Take the lines from the head of the listing through the one bearing "const pointEmax = [0.5, 0.02604];" and copy them exactly, leaving every picture out.

────────────────────────────────────────

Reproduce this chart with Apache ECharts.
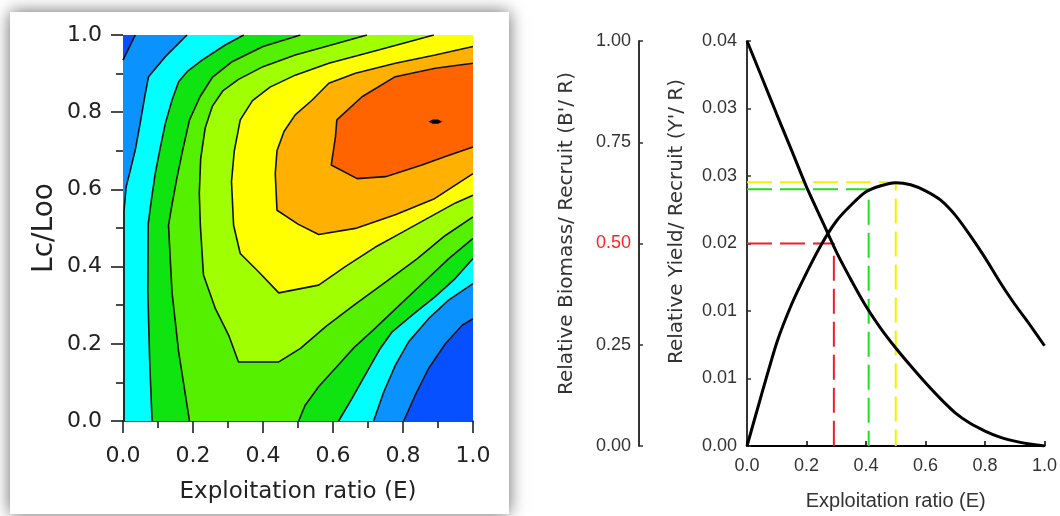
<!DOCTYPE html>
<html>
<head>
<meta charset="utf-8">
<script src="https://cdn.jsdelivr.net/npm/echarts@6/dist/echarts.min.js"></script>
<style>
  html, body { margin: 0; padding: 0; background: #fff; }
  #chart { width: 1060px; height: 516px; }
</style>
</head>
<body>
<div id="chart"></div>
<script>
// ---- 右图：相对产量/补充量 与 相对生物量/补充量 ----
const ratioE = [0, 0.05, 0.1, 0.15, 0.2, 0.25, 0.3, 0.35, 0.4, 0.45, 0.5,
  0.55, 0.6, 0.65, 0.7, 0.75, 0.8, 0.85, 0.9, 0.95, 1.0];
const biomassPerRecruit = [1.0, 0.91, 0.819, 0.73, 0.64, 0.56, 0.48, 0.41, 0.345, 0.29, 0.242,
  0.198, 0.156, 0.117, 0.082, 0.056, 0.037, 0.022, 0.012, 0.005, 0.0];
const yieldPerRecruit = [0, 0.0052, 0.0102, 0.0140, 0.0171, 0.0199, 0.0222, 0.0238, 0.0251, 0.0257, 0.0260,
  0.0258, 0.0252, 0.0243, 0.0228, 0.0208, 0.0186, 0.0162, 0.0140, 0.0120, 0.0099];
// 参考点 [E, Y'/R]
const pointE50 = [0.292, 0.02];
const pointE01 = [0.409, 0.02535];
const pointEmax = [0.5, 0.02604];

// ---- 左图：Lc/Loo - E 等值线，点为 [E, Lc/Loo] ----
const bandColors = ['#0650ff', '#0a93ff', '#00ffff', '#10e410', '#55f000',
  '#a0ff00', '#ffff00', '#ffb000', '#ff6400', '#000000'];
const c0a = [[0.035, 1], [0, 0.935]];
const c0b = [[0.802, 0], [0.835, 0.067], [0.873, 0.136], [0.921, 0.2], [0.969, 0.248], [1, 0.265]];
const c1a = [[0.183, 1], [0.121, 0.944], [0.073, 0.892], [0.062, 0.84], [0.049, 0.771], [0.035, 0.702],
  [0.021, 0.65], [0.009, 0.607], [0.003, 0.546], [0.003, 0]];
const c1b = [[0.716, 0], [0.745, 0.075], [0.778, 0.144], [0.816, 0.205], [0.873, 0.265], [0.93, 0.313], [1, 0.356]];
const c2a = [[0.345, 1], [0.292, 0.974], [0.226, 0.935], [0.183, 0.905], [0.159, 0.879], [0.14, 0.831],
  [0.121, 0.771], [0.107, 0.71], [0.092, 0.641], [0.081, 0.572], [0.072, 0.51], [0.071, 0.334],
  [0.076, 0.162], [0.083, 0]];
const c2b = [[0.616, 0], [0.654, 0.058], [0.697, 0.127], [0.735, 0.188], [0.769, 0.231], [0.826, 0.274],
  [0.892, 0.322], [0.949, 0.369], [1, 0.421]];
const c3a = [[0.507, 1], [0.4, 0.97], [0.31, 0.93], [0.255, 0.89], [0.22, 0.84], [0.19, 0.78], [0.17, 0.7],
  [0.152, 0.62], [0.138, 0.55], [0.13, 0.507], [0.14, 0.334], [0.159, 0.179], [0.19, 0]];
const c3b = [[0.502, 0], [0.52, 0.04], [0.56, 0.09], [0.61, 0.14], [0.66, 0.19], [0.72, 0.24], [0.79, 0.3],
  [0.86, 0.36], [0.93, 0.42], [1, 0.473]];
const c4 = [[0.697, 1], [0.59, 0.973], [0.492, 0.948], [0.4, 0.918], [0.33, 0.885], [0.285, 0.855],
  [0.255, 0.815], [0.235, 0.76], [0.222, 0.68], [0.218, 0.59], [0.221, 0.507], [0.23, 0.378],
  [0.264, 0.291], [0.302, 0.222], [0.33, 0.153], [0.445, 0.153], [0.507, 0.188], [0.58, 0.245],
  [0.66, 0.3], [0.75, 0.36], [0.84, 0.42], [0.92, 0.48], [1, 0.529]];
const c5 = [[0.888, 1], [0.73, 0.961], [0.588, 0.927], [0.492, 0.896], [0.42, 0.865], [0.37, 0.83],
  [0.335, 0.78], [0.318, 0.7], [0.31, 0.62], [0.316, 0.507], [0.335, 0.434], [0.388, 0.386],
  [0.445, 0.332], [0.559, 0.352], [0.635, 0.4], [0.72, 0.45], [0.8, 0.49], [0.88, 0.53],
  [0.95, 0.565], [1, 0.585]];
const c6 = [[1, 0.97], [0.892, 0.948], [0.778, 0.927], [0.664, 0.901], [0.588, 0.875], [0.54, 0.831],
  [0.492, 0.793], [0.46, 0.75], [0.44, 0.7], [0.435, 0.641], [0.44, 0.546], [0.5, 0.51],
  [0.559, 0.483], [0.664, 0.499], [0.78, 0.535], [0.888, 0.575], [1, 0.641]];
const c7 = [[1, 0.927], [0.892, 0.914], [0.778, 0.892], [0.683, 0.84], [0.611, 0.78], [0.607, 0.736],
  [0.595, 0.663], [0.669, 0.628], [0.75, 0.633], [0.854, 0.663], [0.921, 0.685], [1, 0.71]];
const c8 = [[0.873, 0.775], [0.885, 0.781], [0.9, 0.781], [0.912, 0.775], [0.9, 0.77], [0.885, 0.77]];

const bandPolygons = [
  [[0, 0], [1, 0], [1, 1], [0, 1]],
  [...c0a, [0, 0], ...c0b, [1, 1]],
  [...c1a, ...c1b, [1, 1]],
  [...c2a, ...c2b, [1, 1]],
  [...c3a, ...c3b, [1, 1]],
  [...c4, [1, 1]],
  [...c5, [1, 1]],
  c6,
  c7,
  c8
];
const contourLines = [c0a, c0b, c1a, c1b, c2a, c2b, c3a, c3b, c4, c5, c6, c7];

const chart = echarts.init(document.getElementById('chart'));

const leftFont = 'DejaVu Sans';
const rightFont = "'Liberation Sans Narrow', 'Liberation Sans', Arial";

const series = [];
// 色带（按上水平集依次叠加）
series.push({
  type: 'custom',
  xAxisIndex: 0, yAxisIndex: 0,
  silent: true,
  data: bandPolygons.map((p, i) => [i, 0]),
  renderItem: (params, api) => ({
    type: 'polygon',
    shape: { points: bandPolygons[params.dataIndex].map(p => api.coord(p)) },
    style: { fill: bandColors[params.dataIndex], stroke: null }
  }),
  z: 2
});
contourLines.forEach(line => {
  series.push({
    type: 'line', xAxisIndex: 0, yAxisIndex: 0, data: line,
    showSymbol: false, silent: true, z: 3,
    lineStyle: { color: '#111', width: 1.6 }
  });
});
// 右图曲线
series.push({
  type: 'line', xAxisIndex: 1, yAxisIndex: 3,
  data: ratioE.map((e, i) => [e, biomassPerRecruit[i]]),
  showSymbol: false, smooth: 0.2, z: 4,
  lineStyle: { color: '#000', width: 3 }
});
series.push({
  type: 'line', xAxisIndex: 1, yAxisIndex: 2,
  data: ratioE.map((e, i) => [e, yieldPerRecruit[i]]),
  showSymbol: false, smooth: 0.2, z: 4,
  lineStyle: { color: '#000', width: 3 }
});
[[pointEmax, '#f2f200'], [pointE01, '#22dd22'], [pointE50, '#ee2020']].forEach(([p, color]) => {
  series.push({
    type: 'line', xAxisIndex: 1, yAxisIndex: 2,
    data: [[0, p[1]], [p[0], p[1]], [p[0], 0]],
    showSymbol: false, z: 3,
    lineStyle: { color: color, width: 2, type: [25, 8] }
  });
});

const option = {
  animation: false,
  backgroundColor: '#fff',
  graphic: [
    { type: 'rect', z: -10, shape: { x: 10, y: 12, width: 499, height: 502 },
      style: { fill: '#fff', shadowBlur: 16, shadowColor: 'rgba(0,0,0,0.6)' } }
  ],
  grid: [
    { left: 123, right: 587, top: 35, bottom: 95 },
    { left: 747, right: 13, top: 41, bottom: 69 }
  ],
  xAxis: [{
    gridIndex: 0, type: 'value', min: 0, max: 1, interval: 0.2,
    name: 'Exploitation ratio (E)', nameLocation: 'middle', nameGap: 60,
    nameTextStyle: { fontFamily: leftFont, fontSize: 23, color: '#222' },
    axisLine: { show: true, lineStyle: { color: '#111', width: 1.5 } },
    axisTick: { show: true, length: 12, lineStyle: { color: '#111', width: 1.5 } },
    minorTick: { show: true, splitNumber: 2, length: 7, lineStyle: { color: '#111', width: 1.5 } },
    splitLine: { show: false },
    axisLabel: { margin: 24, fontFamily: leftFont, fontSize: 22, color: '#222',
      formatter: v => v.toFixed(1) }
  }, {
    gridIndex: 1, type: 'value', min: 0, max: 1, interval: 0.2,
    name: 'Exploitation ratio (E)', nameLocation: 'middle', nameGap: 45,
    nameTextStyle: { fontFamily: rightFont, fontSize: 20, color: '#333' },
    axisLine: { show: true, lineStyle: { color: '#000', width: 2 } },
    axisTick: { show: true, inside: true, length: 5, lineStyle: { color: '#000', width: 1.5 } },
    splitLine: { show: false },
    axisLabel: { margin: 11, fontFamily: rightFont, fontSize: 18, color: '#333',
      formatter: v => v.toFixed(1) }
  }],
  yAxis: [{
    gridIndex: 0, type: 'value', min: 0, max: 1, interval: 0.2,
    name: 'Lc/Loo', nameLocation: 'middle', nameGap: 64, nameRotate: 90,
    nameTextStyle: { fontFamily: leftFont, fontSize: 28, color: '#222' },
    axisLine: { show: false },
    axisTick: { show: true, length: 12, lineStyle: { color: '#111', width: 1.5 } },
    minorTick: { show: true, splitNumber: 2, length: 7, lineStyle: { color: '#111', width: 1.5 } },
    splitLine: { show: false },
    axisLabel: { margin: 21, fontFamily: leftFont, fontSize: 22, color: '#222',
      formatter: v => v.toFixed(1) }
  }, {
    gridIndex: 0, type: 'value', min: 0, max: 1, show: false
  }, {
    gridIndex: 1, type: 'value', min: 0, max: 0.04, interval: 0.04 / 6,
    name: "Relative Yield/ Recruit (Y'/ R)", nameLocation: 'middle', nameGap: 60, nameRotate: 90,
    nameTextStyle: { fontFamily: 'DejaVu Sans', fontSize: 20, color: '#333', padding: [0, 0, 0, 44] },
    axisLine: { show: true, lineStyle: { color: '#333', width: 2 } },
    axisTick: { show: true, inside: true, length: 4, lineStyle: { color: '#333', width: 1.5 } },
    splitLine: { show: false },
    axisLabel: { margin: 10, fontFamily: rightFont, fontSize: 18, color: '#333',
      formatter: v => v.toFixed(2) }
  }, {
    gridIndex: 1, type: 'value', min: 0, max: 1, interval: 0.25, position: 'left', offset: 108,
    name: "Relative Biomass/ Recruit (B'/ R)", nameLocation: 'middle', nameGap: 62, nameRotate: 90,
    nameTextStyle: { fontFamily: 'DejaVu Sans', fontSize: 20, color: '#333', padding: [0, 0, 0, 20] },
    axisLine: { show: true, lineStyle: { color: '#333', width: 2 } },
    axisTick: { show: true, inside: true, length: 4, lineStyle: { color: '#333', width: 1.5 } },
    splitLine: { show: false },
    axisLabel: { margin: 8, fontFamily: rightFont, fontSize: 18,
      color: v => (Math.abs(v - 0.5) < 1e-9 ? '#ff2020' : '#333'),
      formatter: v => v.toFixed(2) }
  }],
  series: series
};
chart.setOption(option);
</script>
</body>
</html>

────────────────────────────────────────

Answer to the exercise:
Reproduce this chart with Apache ECharts.
<!DOCTYPE html>
<html>
<head>
<meta charset="utf-8">
<script src="https://cdn.jsdelivr.net/npm/echarts@6/dist/echarts.min.js"></script>
<style>
  html, body { margin: 0; padding: 0; background: #fff; }
  #chart { width: 1060px; height: 516px; }
</style>
</head>
<body>
<div id="chart"></div>
<script>
// ---- 右图：相对产量/补充量 与 相对生物量/补充量 ----
const ratioE = [0, 0.05, 0.1, 0.15, 0.2, 0.25, 0.3, 0.35, 0.4, 0.45, 0.5,
  0.55, 0.6, 0.65, 0.7, 0.75, 0.8, 0.85, 0.9, 0.95, 1.0];
const biomassPerRecruit = [1.0, 0.91, 0.819, 0.73, 0.64, 0.56, 0.48, 0.41, 0.345, 0.29, 0.242,
  0.198, 0.156, 0.117, 0.082, 0.056, 0.037, 0.022, 0.012, 0.005, 0.0];
const yieldPerRecruit = [0, 0.0052, 0.0102, 0.0140, 0.0171, 0.0199, 0.0222, 0.0238, 0.0251, 0.0257, 0.0260,
  0.0258, 0.0252, 0.0243, 0.0228, 0.0208, 0.0186, 0.0162, 0.0140, 0.0120, 0.0099];
// 参考点 [E, Y'/R]
const pointE50 = [0.292, 0.02];
const pointE01 = [0.409, 0.02535];
const pointEmax = [0.5, 0.02604];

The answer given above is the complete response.